Copy all the material that follows, keeping every character the same.

-- start of Information provided --

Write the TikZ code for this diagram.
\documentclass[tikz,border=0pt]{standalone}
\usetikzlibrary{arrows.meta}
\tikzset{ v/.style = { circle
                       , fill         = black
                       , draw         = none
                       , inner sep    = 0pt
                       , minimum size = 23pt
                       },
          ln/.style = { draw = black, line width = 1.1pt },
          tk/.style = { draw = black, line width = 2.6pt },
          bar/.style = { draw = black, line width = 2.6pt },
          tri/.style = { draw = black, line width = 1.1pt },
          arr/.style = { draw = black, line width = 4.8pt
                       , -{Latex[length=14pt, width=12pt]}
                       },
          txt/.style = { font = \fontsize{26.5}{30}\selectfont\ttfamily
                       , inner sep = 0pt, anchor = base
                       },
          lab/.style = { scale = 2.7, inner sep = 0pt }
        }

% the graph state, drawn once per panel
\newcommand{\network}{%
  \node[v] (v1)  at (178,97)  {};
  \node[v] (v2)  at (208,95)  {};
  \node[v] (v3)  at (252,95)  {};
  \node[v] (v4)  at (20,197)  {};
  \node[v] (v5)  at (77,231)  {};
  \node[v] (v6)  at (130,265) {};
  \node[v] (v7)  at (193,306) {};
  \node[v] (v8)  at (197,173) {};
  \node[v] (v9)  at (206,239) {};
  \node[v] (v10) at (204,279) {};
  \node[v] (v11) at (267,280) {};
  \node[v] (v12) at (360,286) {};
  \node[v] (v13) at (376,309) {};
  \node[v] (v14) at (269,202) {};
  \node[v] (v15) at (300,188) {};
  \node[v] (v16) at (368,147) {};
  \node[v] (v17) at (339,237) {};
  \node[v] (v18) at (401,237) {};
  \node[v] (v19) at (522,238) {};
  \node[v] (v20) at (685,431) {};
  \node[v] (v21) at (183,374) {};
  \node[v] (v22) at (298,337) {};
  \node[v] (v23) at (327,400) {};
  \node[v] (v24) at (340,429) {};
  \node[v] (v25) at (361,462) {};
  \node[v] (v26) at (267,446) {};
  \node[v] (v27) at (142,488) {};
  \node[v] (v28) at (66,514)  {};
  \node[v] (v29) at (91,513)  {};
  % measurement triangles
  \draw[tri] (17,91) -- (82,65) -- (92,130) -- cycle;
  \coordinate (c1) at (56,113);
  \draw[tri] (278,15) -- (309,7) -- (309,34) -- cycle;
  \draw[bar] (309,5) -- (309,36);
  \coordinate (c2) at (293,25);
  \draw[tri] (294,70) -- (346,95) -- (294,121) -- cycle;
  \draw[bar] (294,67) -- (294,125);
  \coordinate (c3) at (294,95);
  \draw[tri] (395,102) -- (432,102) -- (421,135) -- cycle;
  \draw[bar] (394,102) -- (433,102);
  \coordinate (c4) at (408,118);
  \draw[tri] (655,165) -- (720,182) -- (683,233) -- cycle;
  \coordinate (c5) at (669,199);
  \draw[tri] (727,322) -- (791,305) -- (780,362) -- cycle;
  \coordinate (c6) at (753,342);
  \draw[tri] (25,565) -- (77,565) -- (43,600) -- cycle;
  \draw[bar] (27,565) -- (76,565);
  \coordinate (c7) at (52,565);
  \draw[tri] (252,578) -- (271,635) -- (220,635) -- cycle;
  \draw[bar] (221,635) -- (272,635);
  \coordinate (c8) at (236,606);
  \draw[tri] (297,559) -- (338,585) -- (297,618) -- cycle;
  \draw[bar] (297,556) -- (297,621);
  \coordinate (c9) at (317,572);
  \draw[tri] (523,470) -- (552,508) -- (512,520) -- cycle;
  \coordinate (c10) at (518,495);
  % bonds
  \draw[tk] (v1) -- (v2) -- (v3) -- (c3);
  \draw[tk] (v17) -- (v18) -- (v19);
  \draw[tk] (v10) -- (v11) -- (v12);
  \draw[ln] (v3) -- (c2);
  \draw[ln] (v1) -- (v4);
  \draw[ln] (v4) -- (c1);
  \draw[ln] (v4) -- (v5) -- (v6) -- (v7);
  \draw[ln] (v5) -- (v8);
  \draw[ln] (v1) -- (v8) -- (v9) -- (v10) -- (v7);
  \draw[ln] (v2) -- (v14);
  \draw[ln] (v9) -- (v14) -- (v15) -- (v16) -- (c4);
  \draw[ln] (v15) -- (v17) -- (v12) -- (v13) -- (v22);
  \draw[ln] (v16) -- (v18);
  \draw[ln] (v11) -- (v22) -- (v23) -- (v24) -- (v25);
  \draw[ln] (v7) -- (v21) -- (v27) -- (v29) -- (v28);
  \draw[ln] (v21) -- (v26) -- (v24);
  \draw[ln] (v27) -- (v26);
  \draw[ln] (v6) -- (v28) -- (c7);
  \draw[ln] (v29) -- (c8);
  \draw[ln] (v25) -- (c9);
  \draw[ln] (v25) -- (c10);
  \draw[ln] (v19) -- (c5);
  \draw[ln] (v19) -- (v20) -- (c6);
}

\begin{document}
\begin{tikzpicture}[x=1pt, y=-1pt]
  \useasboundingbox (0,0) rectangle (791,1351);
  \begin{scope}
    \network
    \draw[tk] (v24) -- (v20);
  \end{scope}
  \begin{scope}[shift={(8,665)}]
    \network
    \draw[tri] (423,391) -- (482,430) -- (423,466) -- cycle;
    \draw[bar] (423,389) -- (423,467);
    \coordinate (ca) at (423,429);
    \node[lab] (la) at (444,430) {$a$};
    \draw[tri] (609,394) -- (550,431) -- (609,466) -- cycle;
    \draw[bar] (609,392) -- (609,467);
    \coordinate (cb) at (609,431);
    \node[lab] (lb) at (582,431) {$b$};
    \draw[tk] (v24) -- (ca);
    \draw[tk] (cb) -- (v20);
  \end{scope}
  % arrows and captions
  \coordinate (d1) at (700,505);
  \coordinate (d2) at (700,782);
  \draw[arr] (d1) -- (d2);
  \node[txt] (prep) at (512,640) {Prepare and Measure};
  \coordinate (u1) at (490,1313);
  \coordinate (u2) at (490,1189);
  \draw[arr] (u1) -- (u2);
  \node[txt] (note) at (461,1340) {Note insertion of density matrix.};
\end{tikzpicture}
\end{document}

-- end of Information provided --

• [Solution below]
Write the TikZ code for this diagram.
\documentclass[tikz,border=0pt]{standalone}
\usetikzlibrary{arrows.meta}
\tikzset{ v/.style = { circle
                       , fill         = black
                       , draw         = none
                       , inner sep    = 0pt
                       , minimum size = 23pt
                       },
          ln/.style = { draw = black, line width = 1.1pt },
          tk/.style = { draw = black, line width = 2.6pt },
          bar/.style = { draw = black, line width = 2.6pt },
          tri/.style = { draw = black, line width = 1.1pt },
          arr/.style = { draw = black, line width = 4.8pt
                       , -{Latex[length=14pt, width=12pt]}
                       },
          txt/.style = { font = \fontsize{26.5}{30}\selectfont\ttfamily
                       , inner sep = 0pt, anchor = base
                       },
          lab/.style = { scale = 2.7, inner sep = 0pt }
        }

% the graph state, drawn once per panel
\newcommand{\network}{%
  \node[v] (v1)  at (178,97)  {};
  \node[v] (v2)  at (208,95)  {};
  \node[v] (v3)  at (252,95)  {};
  \node[v] (v4)  at (20,197)  {};
  \node[v] (v5)  at (77,231)  {};
  \node[v] (v6)  at (130,265) {};
  \node[v] (v7)  at (193,306) {};
  \node[v] (v8)  at (197,173) {};
  \node[v] (v9)  at (206,239) {};
  \node[v] (v10) at (204,279) {};
  \node[v] (v11) at (267,280) {};
  \node[v] (v12) at (360,286) {};
  \node[v] (v13) at (376,309) {};
  \node[v] (v14) at (269,202) {};
  \node[v] (v15) at (300,188) {};
  \node[v] (v16) at (368,147) {};
  \node[v] (v17) at (339,237) {};
  \node[v] (v18) at (401,237) {};
  \node[v] (v19) at (522,238) {};
  \node[v] (v20) at (685,431) {};
  \node[v] (v21) at (183,374) {};
  \node[v] (v22) at (298,337) {};
  \node[v] (v23) at (327,400) {};
  \node[v] (v24) at (340,429) {};
  \node[v] (v25) at (361,462) {};
  \node[v] (v26) at (267,446) {};
  \node[v] (v27) at (142,488) {};
  \node[v] (v28) at (66,514)  {};
  \node[v] (v29) at (91,513)  {};
  % measurement triangles
  \draw[tri] (17,91) -- (82,65) -- (92,130) -- cycle;
  \coordinate (c1) at (56,113);
  \draw[tri] (278,15) -- (309,7) -- (309,34) -- cycle;
  \draw[bar] (309,5) -- (309,36);
  \coordinate (c2) at (293,25);
  \draw[tri] (294,70) -- (346,95) -- (294,121) -- cycle;
  \draw[bar] (294,67) -- (294,125);
  \coordinate (c3) at (294,95);
  \draw[tri] (395,102) -- (432,102) -- (421,135) -- cycle;
  \draw[bar] (394,102) -- (433,102);
  \coordinate (c4) at (408,118);
  \draw[tri] (655,165) -- (720,182) -- (683,233) -- cycle;
  \coordinate (c5) at (669,199);
  \draw[tri] (727,322) -- (791,305) -- (780,362) -- cycle;
  \coordinate (c6) at (753,342);
  \draw[tri] (25,565) -- (77,565) -- (43,600) -- cycle;
  \draw[bar] (27,565) -- (76,565);
  \coordinate (c7) at (52,565);
  \draw[tri] (252,578) -- (271,635) -- (220,635) -- cycle;
  \draw[bar] (221,635) -- (272,635);
  \coordinate (c8) at (236,606);
  \draw[tri] (297,559) -- (338,585) -- (297,618) -- cycle;
  \draw[bar] (297,556) -- (297,621);
  \coordinate (c9) at (317,572);
  \draw[tri] (523,470) -- (552,508) -- (512,520) -- cycle;
  \coordinate (c10) at (518,495);
  % bonds
  \draw[tk] (v1) -- (v2) -- (v3) -- (c3);
  \draw[tk] (v17) -- (v18) -- (v19);
  \draw[tk] (v10) -- (v11) -- (v12);
  \draw[ln] (v3) -- (c2);
  \draw[ln] (v1) -- (v4);
  \draw[ln] (v4) -- (c1);
  \draw[ln] (v4) -- (v5) -- (v6) -- (v7);
  \draw[ln] (v5) -- (v8);
  \draw[ln] (v1) -- (v8) -- (v9) -- (v10) -- (v7);
  \draw[ln] (v2) -- (v14);
  \draw[ln] (v9) -- (v14) -- (v15) -- (v16) -- (c4);
  \draw[ln] (v15) -- (v17) -- (v12) -- (v13) -- (v22);
  \draw[ln] (v16) -- (v18);
  \draw[ln] (v11) -- (v22) -- (v23) -- (v24) -- (v25);
  \draw[ln] (v7) -- (v21) -- (v27) -- (v29) -- (v28);
  \draw[ln] (v21) -- (v26) -- (v24);
  \draw[ln] (v27) -- (v26);
  \draw[ln] (v6) -- (v28) -- (c7);
  \draw[ln] (v29) -- (c8);
  \draw[ln] (v25) -- (c9);
  \draw[ln] (v25) -- (c10);
  \draw[ln] (v19) -- (c5);
  \draw[ln] (v19) -- (v20) -- (c6);
}

\begin{document}
\begin{tikzpicture}[x=1pt, y=-1pt]
  \useasboundingbox (0,0) rectangle (791,1351);
  \begin{scope}
    \network
    \draw[tk] (v24) -- (v20);
  \end{scope}
  \begin{scope}[shift={(8,665)}]
    \network
    \draw[tri] (423,391) -- (482,430) -- (423,466) -- cycle;
    \draw[bar] (423,389) -- (423,467);
    \coordinate (ca) at (423,429);
    \node[lab] (la) at (444,430) {$a$};
    \draw[tri] (609,394) -- (550,431) -- (609,466) -- cycle;
    \draw[bar] (609,392) -- (609,467);
    \coordinate (cb) at (609,431);
    \node[lab] (lb) at (582,431) {$b$};
    \draw[tk] (v24) -- (ca);
    \draw[tk] (cb) -- (v20);
  \end{scope}
  % arrows and captions
  \coordinate (d1) at (700,505);
  \coordinate (d2) at (700,782);
  \draw[arr] (d1) -- (d2);
  \node[txt] (prep) at (512,640) {Prepare and Measure};
  \coordinate (u1) at (490,1313);
  \coordinate (u2) at (490,1189);
  \draw[arr] (u1) -- (u2);
  \node[txt] (note) at (461,1340) {Note insertion of density matrix.};
\end{tikzpicture}
\end{document}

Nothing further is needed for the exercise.